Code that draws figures
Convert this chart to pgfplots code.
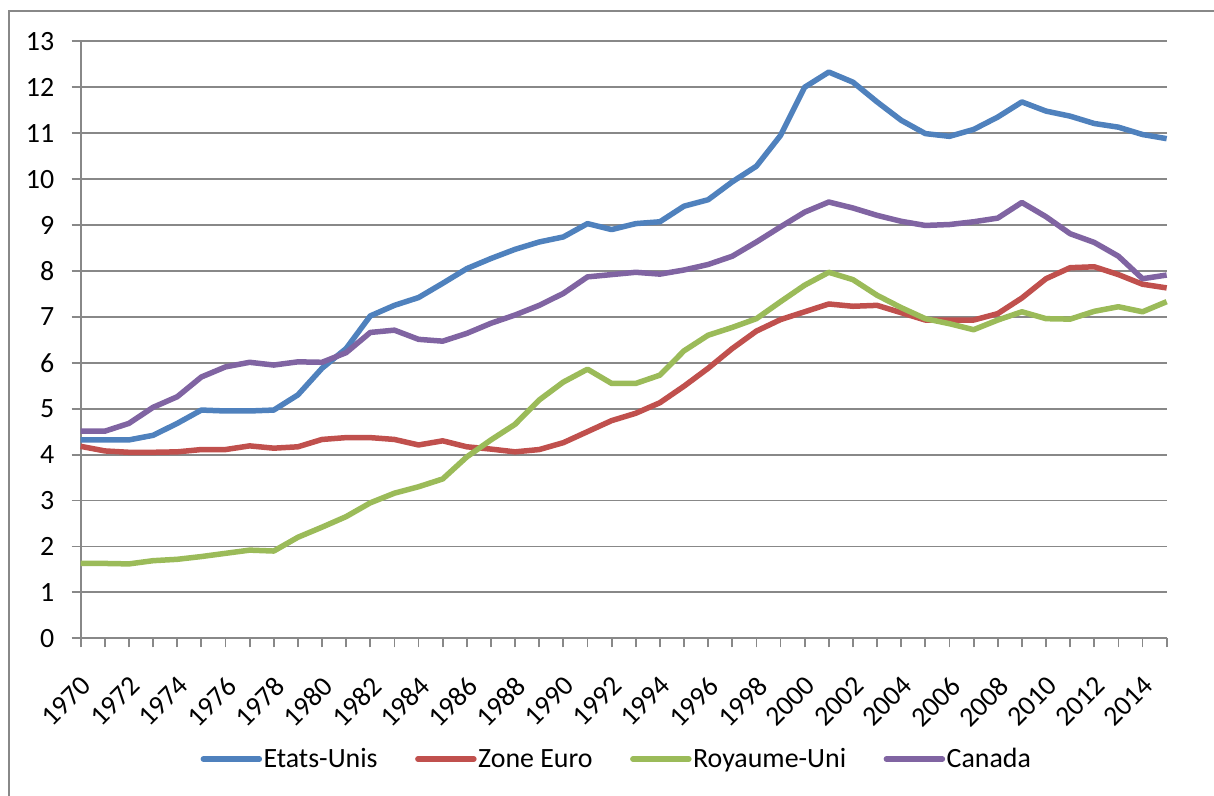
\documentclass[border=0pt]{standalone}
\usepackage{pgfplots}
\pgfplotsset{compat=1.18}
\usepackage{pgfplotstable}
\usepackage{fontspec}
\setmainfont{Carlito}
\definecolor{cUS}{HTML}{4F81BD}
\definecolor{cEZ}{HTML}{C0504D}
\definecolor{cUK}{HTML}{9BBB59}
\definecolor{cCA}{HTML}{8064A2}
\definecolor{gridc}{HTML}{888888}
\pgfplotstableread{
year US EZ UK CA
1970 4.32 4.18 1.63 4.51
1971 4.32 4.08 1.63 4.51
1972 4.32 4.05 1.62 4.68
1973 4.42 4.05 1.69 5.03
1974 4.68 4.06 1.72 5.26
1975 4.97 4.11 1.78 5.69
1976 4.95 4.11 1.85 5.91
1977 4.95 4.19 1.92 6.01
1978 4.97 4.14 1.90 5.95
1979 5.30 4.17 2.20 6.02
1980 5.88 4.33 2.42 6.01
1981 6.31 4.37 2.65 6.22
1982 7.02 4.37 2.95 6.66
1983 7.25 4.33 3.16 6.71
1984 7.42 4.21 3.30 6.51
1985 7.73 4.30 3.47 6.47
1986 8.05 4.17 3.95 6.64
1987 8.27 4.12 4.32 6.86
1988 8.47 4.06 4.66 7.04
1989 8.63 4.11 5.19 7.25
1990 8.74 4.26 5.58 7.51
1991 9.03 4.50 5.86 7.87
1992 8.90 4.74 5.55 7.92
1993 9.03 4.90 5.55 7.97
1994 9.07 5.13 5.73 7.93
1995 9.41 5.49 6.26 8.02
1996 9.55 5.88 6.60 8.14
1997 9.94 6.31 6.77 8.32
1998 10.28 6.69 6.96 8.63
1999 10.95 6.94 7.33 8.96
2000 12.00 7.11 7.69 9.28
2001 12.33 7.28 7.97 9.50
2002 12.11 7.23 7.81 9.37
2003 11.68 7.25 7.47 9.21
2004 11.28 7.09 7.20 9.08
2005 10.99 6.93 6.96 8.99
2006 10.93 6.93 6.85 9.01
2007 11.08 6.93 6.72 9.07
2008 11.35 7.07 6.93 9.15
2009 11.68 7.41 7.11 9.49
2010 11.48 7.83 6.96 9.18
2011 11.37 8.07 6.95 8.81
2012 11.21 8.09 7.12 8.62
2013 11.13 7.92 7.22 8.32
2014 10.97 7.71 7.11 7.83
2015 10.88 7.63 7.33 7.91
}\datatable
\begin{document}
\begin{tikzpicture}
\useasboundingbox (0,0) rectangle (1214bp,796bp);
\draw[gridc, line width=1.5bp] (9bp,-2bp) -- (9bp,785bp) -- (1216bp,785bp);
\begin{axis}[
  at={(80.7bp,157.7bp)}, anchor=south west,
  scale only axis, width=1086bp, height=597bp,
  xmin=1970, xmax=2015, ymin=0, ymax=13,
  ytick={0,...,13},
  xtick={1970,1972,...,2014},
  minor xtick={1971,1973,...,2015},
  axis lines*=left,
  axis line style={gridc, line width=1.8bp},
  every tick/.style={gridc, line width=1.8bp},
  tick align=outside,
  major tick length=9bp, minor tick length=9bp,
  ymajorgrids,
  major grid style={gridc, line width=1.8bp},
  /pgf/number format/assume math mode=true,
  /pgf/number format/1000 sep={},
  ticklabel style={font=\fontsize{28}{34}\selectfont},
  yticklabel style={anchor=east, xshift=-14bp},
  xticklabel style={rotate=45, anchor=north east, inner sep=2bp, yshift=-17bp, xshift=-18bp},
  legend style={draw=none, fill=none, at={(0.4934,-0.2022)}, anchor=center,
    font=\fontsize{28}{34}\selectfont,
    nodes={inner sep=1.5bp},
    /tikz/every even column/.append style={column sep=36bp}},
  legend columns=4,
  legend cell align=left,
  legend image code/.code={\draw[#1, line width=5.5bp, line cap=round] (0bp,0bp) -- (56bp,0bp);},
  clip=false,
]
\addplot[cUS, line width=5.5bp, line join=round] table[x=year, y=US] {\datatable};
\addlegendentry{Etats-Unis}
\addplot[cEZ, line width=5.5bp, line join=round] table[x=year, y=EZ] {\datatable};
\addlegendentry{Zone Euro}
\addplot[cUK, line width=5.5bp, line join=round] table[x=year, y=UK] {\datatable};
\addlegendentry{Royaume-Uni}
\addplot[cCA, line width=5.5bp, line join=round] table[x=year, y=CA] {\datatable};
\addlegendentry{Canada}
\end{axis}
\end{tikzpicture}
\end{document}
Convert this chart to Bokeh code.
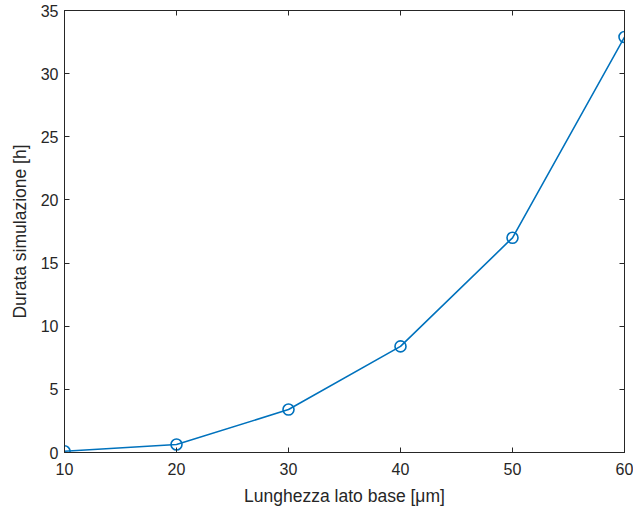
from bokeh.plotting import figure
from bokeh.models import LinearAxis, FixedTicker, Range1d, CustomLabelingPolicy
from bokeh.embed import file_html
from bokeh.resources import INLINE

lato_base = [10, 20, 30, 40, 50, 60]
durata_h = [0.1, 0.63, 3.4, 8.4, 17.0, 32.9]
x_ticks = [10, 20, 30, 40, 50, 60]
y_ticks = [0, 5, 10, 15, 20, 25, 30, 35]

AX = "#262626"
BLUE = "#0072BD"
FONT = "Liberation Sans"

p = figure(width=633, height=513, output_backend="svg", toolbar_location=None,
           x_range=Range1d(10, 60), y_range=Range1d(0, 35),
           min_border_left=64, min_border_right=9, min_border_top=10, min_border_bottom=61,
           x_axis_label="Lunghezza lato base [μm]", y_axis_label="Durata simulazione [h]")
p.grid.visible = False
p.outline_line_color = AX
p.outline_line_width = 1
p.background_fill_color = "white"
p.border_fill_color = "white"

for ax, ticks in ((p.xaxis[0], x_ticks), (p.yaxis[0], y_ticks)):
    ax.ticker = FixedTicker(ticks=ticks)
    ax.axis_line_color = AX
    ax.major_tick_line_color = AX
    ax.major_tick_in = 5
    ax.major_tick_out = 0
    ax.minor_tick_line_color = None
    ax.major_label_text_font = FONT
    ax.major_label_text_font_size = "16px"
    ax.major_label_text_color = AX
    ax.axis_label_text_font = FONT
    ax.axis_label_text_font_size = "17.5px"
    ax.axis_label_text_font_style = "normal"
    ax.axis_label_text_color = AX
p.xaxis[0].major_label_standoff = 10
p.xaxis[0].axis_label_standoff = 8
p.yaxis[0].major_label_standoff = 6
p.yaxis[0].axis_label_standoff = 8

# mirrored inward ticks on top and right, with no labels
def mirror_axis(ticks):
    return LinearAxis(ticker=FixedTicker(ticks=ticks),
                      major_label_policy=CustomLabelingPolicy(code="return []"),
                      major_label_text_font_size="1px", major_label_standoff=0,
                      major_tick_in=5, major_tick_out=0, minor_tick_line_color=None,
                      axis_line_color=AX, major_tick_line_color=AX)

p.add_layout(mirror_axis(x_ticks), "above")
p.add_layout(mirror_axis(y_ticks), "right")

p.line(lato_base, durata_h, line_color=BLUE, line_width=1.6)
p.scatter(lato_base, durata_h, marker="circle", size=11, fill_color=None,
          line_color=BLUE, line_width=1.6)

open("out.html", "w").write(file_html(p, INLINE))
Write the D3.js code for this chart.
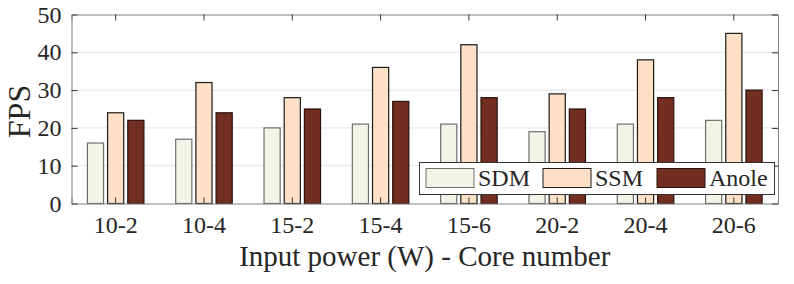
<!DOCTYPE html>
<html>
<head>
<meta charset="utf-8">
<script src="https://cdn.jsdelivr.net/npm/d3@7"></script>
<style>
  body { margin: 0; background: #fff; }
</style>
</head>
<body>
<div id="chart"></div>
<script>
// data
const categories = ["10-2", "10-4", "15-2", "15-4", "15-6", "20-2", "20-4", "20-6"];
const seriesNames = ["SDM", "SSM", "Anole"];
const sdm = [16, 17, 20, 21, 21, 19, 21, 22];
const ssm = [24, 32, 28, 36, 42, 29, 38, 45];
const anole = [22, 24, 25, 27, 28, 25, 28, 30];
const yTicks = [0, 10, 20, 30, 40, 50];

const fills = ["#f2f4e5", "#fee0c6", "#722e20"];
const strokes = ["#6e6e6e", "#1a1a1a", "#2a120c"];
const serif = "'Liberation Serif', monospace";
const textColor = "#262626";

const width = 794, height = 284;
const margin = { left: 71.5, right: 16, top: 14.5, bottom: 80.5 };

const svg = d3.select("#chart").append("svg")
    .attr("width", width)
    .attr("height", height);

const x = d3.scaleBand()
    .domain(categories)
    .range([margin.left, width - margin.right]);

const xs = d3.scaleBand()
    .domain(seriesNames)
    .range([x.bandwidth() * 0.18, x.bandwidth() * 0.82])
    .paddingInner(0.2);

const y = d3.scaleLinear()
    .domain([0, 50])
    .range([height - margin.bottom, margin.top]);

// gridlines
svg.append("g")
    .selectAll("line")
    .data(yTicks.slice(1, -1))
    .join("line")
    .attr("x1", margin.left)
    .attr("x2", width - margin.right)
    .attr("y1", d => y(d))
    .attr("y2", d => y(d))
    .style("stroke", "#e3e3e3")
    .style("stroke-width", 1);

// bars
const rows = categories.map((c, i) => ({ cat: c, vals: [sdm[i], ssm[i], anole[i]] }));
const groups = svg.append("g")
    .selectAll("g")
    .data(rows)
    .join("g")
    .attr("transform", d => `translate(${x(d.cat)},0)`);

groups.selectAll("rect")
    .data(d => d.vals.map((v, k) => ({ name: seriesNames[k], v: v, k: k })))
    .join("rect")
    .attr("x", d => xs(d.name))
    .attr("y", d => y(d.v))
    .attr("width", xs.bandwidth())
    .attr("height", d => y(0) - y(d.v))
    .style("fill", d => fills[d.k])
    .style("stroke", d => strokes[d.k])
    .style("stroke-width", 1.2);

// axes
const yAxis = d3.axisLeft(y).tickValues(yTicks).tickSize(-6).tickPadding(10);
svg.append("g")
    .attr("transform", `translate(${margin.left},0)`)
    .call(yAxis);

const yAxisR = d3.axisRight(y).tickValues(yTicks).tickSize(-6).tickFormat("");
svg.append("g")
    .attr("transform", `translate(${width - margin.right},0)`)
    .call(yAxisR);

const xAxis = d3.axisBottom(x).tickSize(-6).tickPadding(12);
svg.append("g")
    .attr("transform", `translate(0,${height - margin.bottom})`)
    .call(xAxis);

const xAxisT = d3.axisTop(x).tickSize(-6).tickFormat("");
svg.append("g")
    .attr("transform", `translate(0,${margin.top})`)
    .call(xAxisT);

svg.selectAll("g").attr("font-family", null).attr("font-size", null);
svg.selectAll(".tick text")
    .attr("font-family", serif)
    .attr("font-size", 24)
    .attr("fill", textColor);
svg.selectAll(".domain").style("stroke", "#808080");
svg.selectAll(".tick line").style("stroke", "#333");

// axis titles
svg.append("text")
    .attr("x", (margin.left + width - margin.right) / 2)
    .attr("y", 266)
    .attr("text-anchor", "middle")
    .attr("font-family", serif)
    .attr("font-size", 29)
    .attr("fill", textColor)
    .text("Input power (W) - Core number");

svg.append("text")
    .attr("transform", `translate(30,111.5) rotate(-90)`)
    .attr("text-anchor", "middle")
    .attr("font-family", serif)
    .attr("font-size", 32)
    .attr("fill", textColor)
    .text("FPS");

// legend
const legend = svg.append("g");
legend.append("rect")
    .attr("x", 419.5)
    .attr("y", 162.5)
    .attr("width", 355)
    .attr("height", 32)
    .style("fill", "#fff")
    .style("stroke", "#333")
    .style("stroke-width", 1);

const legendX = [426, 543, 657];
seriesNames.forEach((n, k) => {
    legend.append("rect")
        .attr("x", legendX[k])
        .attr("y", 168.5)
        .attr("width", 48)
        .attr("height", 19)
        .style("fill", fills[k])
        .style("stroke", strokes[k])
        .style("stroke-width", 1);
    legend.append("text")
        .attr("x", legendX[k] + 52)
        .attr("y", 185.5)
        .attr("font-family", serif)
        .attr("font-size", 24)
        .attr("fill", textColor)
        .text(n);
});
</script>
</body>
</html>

# [Task details]
Find all lines where the word "Convert" appears. Copy them.

# [Task result]
Convert this chart to pgfplots code.
Convert this chart to Bokeh code.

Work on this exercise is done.